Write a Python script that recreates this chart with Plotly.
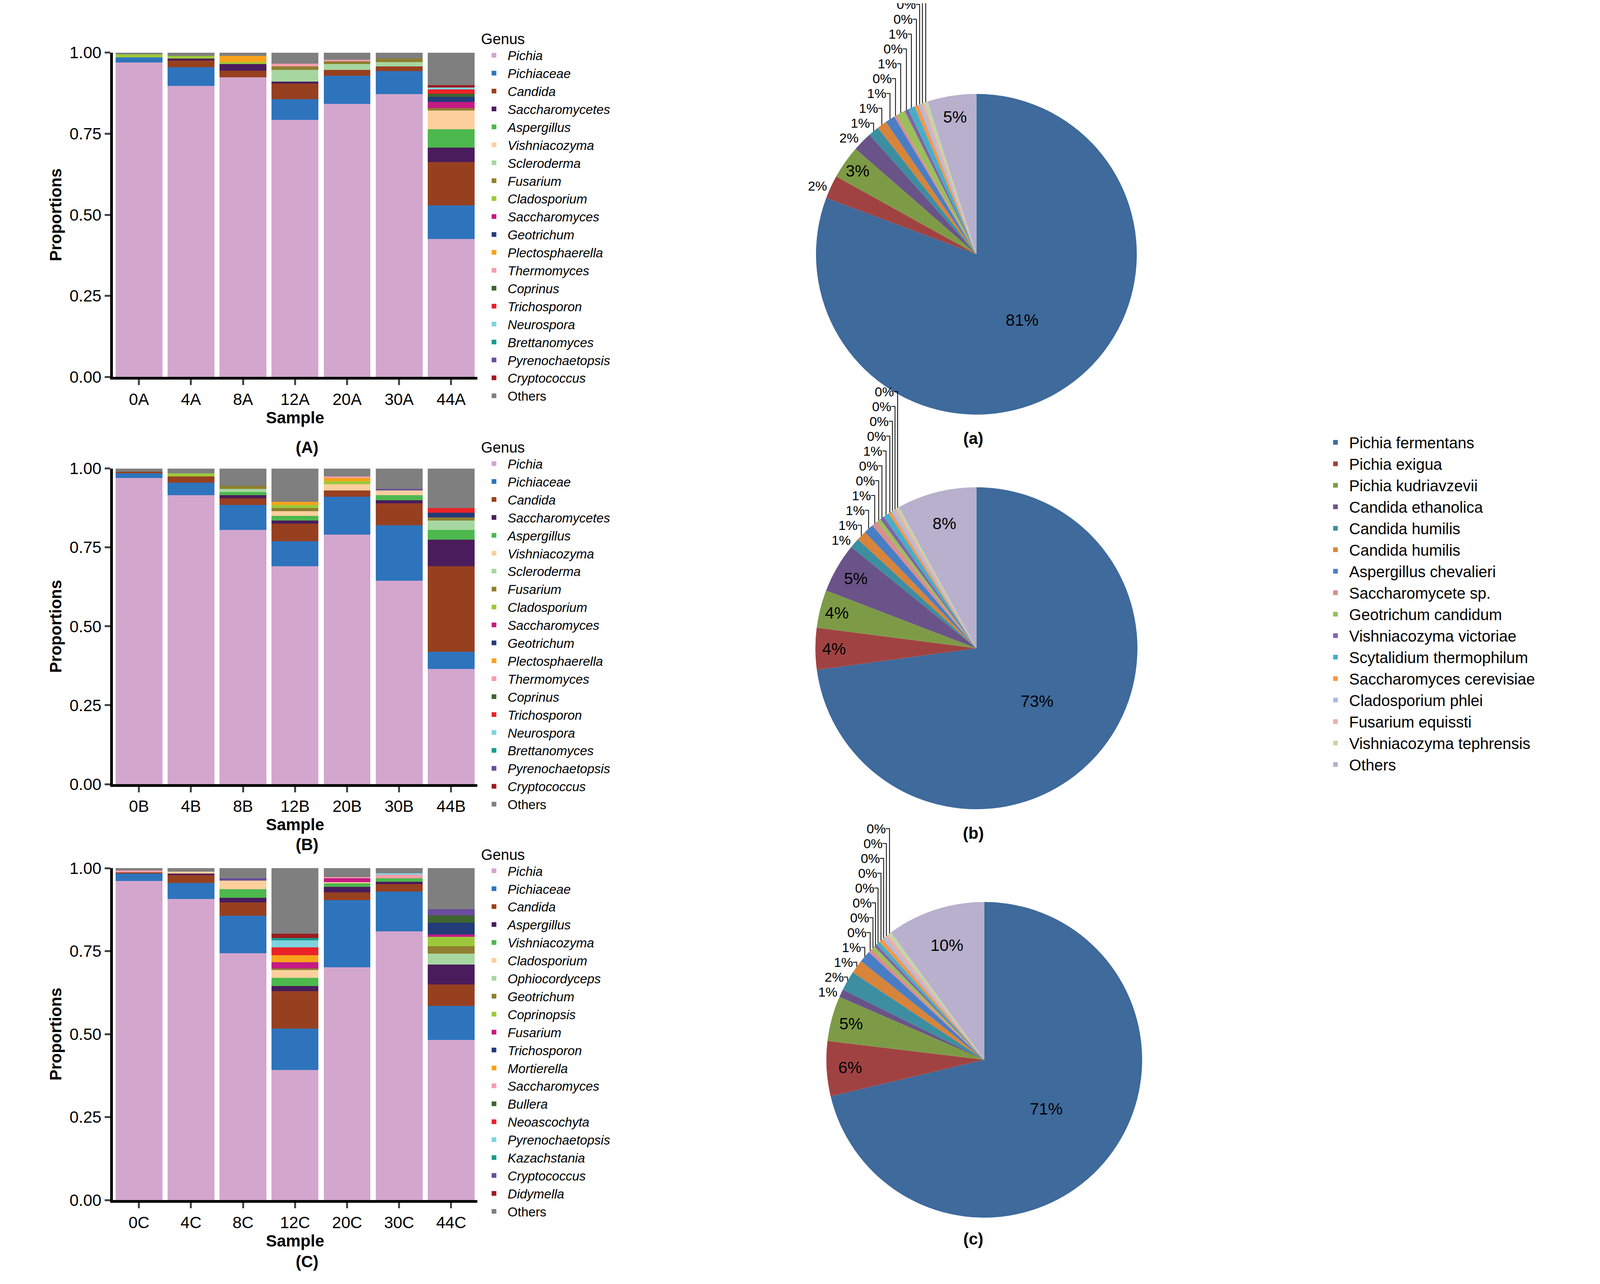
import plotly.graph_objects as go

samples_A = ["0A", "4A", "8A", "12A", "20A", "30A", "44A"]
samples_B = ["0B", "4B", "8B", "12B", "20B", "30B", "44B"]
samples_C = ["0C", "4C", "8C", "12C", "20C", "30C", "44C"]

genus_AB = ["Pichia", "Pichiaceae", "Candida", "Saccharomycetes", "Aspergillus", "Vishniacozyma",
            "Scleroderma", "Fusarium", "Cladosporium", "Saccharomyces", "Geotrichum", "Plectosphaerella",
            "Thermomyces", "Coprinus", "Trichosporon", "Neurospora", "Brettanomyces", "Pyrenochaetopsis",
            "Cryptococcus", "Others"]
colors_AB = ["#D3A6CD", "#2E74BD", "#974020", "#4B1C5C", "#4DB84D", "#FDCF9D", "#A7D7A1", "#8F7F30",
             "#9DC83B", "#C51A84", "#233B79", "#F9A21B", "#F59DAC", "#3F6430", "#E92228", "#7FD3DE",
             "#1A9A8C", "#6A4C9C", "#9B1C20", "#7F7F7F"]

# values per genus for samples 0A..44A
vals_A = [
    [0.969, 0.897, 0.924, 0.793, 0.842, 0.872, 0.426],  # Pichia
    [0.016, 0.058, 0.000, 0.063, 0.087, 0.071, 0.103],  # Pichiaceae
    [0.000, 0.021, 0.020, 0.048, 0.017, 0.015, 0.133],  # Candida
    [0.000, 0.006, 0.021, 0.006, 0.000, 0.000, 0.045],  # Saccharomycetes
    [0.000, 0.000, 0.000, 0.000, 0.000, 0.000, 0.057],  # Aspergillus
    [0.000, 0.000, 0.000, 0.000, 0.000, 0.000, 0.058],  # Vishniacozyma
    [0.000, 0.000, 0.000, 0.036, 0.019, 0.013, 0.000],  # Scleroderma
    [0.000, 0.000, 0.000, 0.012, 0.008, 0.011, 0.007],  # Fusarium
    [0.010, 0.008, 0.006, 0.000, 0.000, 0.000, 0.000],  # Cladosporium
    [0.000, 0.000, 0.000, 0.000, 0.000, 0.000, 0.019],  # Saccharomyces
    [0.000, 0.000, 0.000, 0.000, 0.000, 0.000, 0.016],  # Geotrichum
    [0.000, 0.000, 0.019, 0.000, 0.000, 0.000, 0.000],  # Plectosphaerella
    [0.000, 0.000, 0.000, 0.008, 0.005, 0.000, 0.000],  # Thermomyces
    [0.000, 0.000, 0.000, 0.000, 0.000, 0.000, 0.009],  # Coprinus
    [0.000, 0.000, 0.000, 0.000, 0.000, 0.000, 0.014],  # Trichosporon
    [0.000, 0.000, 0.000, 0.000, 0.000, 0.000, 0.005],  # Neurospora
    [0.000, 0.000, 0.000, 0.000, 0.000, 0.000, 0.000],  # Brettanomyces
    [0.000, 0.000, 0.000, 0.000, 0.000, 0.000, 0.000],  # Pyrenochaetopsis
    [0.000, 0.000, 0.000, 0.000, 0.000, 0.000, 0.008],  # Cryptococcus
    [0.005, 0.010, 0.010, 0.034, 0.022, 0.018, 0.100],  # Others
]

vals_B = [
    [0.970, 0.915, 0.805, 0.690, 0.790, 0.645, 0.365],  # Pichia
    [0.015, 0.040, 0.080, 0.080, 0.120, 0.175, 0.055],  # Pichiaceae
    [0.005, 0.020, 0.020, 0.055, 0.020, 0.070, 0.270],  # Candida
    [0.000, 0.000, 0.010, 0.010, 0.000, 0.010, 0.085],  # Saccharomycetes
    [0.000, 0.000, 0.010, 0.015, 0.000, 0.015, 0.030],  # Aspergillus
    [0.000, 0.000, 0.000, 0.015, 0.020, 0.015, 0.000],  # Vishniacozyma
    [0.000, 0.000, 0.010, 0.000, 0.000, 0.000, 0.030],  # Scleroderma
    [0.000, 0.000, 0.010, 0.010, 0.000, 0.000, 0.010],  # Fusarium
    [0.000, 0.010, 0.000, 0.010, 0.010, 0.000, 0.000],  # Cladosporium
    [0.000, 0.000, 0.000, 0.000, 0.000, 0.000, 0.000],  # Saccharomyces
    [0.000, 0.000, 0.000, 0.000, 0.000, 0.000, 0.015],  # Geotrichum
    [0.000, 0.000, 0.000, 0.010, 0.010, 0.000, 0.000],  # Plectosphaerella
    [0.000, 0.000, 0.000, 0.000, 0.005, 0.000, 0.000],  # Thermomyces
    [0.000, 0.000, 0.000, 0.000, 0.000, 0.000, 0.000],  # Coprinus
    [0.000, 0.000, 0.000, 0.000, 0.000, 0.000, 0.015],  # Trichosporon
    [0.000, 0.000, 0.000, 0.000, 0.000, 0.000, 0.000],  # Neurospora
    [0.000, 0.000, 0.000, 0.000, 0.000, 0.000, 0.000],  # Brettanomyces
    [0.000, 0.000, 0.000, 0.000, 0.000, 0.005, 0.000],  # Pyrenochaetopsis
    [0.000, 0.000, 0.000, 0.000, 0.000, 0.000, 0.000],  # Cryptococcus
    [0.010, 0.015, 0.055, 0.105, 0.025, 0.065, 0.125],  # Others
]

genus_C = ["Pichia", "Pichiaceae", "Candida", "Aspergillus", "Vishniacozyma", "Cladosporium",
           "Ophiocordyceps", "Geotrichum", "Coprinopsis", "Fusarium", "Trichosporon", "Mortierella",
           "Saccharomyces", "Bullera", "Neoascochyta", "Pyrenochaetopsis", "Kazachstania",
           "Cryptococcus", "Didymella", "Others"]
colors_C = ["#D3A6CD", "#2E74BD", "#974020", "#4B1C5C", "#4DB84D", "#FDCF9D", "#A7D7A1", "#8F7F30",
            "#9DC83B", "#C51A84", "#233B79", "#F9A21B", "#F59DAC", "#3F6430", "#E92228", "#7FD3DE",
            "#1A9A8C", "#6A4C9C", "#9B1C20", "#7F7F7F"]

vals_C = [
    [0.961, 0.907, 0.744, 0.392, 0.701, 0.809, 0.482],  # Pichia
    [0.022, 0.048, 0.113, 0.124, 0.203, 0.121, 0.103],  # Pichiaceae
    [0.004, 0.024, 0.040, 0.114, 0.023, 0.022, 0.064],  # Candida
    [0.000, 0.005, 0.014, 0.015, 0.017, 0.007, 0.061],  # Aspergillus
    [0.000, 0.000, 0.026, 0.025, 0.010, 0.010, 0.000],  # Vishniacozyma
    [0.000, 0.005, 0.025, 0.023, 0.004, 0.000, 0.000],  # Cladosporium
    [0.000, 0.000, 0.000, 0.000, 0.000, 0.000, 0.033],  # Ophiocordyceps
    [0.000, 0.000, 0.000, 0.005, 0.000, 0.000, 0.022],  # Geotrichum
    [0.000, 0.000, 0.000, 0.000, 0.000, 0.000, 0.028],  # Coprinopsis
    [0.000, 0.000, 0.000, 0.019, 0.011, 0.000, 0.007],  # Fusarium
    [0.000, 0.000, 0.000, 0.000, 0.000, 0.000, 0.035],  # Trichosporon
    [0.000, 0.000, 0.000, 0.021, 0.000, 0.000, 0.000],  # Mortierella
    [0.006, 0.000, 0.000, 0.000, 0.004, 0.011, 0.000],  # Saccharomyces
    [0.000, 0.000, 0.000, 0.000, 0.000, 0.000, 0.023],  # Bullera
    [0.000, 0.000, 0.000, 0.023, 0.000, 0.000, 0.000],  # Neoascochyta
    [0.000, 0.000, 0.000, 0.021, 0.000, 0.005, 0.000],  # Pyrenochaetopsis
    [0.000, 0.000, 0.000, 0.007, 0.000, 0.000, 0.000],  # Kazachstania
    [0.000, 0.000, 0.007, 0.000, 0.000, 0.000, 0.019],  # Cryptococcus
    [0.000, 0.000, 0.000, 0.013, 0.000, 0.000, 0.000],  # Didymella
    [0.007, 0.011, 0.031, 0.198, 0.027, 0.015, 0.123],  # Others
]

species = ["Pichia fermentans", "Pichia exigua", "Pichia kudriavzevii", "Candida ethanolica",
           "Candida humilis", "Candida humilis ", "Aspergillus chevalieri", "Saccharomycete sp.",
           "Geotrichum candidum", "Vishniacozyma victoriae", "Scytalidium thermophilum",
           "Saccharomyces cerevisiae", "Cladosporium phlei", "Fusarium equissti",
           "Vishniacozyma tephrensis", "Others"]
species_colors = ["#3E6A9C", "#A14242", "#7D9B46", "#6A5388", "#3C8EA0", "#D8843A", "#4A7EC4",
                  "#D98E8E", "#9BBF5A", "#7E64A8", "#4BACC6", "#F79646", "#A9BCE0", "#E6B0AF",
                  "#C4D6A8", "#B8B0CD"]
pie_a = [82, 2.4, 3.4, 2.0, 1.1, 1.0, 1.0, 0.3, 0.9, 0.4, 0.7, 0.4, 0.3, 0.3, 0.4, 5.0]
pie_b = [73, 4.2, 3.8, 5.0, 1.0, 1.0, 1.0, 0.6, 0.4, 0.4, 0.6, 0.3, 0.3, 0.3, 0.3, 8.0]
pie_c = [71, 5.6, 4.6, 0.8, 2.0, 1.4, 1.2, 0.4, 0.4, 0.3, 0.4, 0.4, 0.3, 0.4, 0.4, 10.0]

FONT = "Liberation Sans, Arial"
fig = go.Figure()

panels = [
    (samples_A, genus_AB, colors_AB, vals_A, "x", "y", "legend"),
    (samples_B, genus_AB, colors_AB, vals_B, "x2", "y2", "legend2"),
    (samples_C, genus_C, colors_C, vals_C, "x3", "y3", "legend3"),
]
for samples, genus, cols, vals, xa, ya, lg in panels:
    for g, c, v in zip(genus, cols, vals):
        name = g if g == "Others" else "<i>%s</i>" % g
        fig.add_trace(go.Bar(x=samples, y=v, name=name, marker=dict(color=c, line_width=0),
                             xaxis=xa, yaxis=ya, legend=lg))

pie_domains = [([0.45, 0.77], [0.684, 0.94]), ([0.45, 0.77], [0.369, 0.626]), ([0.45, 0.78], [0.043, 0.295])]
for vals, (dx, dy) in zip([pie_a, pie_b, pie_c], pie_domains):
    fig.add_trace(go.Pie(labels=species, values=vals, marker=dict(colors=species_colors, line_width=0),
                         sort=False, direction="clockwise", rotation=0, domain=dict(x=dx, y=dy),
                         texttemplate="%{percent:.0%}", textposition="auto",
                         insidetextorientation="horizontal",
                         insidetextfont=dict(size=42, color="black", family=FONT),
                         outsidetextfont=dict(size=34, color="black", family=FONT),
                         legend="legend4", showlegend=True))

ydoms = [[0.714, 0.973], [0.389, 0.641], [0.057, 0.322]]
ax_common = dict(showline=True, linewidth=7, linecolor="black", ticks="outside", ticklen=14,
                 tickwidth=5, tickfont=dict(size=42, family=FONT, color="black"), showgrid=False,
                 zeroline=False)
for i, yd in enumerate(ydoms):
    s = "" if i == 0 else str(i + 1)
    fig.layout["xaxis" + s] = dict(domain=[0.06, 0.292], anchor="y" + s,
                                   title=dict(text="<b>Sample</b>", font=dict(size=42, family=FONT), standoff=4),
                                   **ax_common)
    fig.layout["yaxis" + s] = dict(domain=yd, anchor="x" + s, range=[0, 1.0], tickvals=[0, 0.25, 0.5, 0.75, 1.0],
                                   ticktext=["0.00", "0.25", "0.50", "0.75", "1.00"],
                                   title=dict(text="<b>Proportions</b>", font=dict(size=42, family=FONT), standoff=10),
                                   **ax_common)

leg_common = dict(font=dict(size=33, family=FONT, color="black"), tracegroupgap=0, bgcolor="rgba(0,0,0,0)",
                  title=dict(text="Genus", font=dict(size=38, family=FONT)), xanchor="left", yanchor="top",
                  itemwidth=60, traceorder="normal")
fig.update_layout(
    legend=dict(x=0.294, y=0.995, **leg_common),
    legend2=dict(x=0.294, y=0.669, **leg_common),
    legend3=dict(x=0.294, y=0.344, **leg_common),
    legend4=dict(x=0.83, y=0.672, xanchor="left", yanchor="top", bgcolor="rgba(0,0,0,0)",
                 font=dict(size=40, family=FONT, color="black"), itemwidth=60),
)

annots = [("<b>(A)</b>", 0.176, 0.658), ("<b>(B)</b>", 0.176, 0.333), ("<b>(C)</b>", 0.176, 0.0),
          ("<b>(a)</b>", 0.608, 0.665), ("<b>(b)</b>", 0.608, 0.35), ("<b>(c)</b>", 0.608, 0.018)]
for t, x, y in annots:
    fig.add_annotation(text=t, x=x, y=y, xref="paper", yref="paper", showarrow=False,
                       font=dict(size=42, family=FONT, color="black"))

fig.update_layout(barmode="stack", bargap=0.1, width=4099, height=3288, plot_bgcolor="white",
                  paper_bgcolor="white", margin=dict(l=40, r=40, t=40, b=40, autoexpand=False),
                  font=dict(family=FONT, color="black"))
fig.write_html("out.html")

══════════════════════════════

◆ Stated goal: Return exactly what appears from the opening line of the material through the line with "import plotly.graph_objects as go", apart from the pictures.

◆ Written solution:
Write a Python script that recreates this chart with Plotly.
import plotly.graph_objects as go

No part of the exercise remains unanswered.